How To “Go High”

Michelle Obama said that when they go low, we go high. But what does going high look like, and how can someone who hasn’t viewed themselves as particularly politically motivated get involved in activism for social justice issues?

  1. Direct your anger at the right people – If you’re a member of a Women’s March group on Facebook right now, you might be experiencing first hand the upswing in heated conversation between white women and black women, or other women of color. A lot of white women were angrily leaving the group I’m a part of because they felt like they weren’t welcome anymore, as the conversation was beginning to shift to highlight inclusion. I read the phrase “this is about all women” so many times. If you find yourself getting flustered by other women, so much so that you feel like you need to articulate why you’re leaving a Facebook Group, stop to think about who or what you’re really angry at. You’re probably not angry at women who are trying to protest for their freedom to feel safe. You may be angry because you don’t understand or cannot fully appreciate the intersections of race, gender, class, and so on. You may be angry because you want it to feel simple. Women. All women. But the conversation is more complex than this and it always has been. If you are finding yourself angry because people are trying to do the hard emotional work of figuring out their place in this March, listen, watch, and direct your anger at the people who have made these conversations unavoidable.
  2. Remember the cost of emotional labor – If you don’t understand something (example: the difference between all lives matter and black lives matter) don’t feel slighted if your nearest black friend won’t explain it to you. It isn’t her job to explain anything to you, especially justification for why her life matters specifically in this context. If you’re unable to understand the difference between all and black, do a quick google search.
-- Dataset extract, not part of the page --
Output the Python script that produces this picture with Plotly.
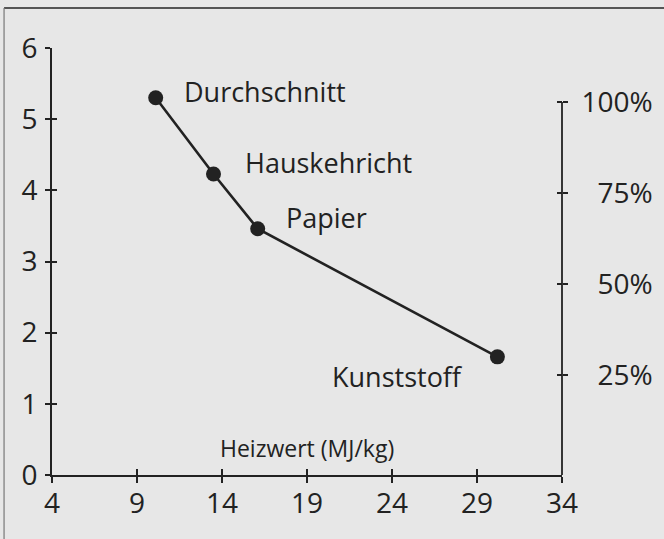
import plotly.graph_objects as go

categories = ["Durchschnitt", "Hauskehricht", "Papier", "Kunststoff"]
heizwert = [10.1, 13.5, 16.1, 30.2]
werte = [5.3, 4.23, 3.46, 1.66]

x_ticks = [4, 9, 14, 19, 24, 29, 34]
y_ticks = [0, 1, 2, 3, 4, 5, 6]
pct_ticks = [25, 50, 75, 100]
pct_labels = ["\u200725%", "\u200750%", "\u200775%", "100%"]
x_title = "Heizwert (MJ/kg)"

FONT = "Open Sans"
INK = "#222222"
BG = "#e7e7e7"

fig = go.Figure()
fig.add_trace(go.Scatter(
    x=heizwert, y=werte, mode="lines+markers",
    line=dict(color=INK, width=2.6),
    marker=dict(color=INK, size=15),
    showlegend=False, hoverinfo="skip",
))
# empty traces so the overlay axes (cross-over tick marks) get drawn
for xa, ya in [("x2", "y3"), ("x", "y2"), ("x", "y4")]:
    fig.add_trace(go.Scatter(x=[], y=[], xaxis=xa, yaxis=ya, mode="markers",
                             showlegend=False, hoverinfo="skip"))

# label offsets (pixels) relative to each point
offsets = [(26, 6, "left"), (29, 11, "left"), (26, 11, "left"), (-32, -20, "right")]
for cat, xv, yv, (dx, dy, anc) in zip(categories, heizwert, werte, offsets):
    fig.add_annotation(x=xv, y=yv, xref="x", yref="y", text=cat, showarrow=False,
                       xanchor=anc, yanchor="middle", xshift=dx, yshift=dy,
                       font=dict(family=FONT, size=27, color=INK))

fig.add_annotation(x=19, y=0, xref="x", yref="y", text=x_title, showarrow=False,
                   xanchor="center", yanchor="middle", yshift=27,
                   font=dict(family=FONT, size=23, color=INK))

axis_common = dict(showgrid=False, zeroline=False, tickcolor=INK, tickwidth=1.5,
                   automargin=False,
                   tickfont=dict(family=FONT, size=28, color=INK))

y2_range = [-2.5, 114.8]

fig.update_layout(
    width=664, height=539,
    margin=dict(l=52, r=102, t=48, b=64, autoexpand=False),
    paper_bgcolor=BG, plot_bgcolor=BG,
    xaxis=dict(range=[4, 34], tickvals=x_ticks, ticks="outside", ticklen=6,
               showline=True, linecolor=INK, linewidth=1.8, anchor="y",
               ticklabelstandoff=-4, **axis_common),
    xaxis2=dict(range=[4, 34], tickvals=x_ticks, ticks="inside", ticklen=6,
                overlaying="x", anchor="y", showticklabels=False, showline=False,
                showgrid=False, zeroline=False, tickcolor=INK, tickwidth=1.5,
                automargin=False),
    yaxis=dict(range=[0, 6], tickvals=y_ticks, ticks="outside", ticklen=5,
               showline=True, linecolor=INK, linewidth=1.8, anchor="x",
               ticklabelstandoff=2, **axis_common),
    yaxis3=dict(range=[0, 6], tickvals=y_ticks, ticks="inside", ticklen=5,
                overlaying="y", anchor="x", showticklabels=False, showline=False,
                showgrid=False, zeroline=False, tickcolor=INK, tickwidth=1.5,
                automargin=False),
    yaxis2=dict(range=y2_range, tickvals=pct_ticks, ticktext=pct_labels,
                ticks="outside", ticklen=5, overlaying="y", side="right", anchor="x",
                showline=False, ticklabelstandoff=8, **axis_common),
    yaxis4=dict(range=y2_range, tickvals=pct_ticks, ticks="inside", ticklen=5,
                overlaying="y", side="right", anchor="x", showticklabels=False,
                showline=False, showgrid=False, zeroline=False,
                tickcolor=INK, tickwidth=1.5, automargin=False),
)

# right axis line only up to 100 %
fig.add_shape(type="line", xref="paper", yref="y2", x0=1, x1=1,
              y0=y2_range[0], y1=100, line=dict(color=INK, width=1.8))
# frame lines (top and left) of the figure
fig.add_shape(type="line", xref="paper", yref="paper", x0=-0.094, x1=1.25,
              y0=1.0937, y1=1.0937, line=dict(color="#555555", width=2))
fig.add_shape(type="line", xref="paper", yref="paper", x0=-0.094, x1=-0.094,
              y0=1.0937, y1=-0.2, line=dict(color="#777777", width=1.2))

fig.write_html("out.html",
               config={"displayModeBar": False},
               post_script="document.body.style.margin='0';"
                           "document.body.style.background='#e7e7e7';")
Take on the effort required to educate yourself. There are a lot of black women (and people of all gender and race) out there who have taken on the work of explaining these issues without being asked. Finally, please don’t express how disgruntled you are if someone doesn’t want to take the time to explain something to you. “How am I supposed to understand this if you won’t explain it to me?” puts the responsibility of your education and your acceptance on someone who is dealing with enough. Sidebar: I’m happy to do my best to help. My blog is a labor of love in itself, meaning that I do it for free. Utilize it by asking me questions. If I don’t feel like I can properly answer the question I will connect you to people who can, or I’ll tell you that I simply can’t answer the question. 
  3. Consume as much news as you can – Now more than ever it’s critical to read more than one news source. Not only to help differentiate between what is or isn’t real news, but to help work out a clear perspective of what is really going on. A simple news headline can be deceiving. The way a reporter phrases a story can be deceiving. Reading the report in more than one instance helps pick apart what the story is really about. Avoid the comments, reading them or participating in them, because they are a waste of your time. Share articles that challenged you and explain why. If someone wants to discuss it with you, do so with an open heart.
  4. Don’t engage with bullies – Simply existing right now can feel exhausting. You might encounter dozens of people, or more, every day who get a kick out of making you feel shitty. Getting into disagreements with these people only opens up the opportunity for you to (go low) when you could (go high). Calling a bully names, telling them to shut up or go away, or engaging in pretty much any way is often going to result in their desired effect: upsetting and derailing you from more important work. Think about the things people are saying around you and use that as fuel to protest, make signs, find new organizations to follow & support. Give money if you are capable of doing so. The pace of change you’ll get from an internet flame war isn’t going to make you feel productive.
  5. Find what you can do and do it the best you can – No one can do everything. There is no perfect feminist. Pick a cause you support, and make that your cause. Maybe it’s healthcare, maybe it’s voting rights, maybe it’s immigration, abortion, birth control, prison abolition, whatever. Give this subject your heart. This doesn’t mean stop paying attention to everything else. It just means that you should acknowledge that you can’t do everything and you can’t be everywhere all at once. What gives you the most joy? What would mean the most of you, if you could make a difference there?

At the most basic, most obvious, go high means to rise above. Don’t lower yourself to bullying, to harassment. Don’t use “they’re a shitty person” as an excuse to be shitty back to them.

Think positively. Give kindness and compassion. And look forward because there’s a long battle ahead.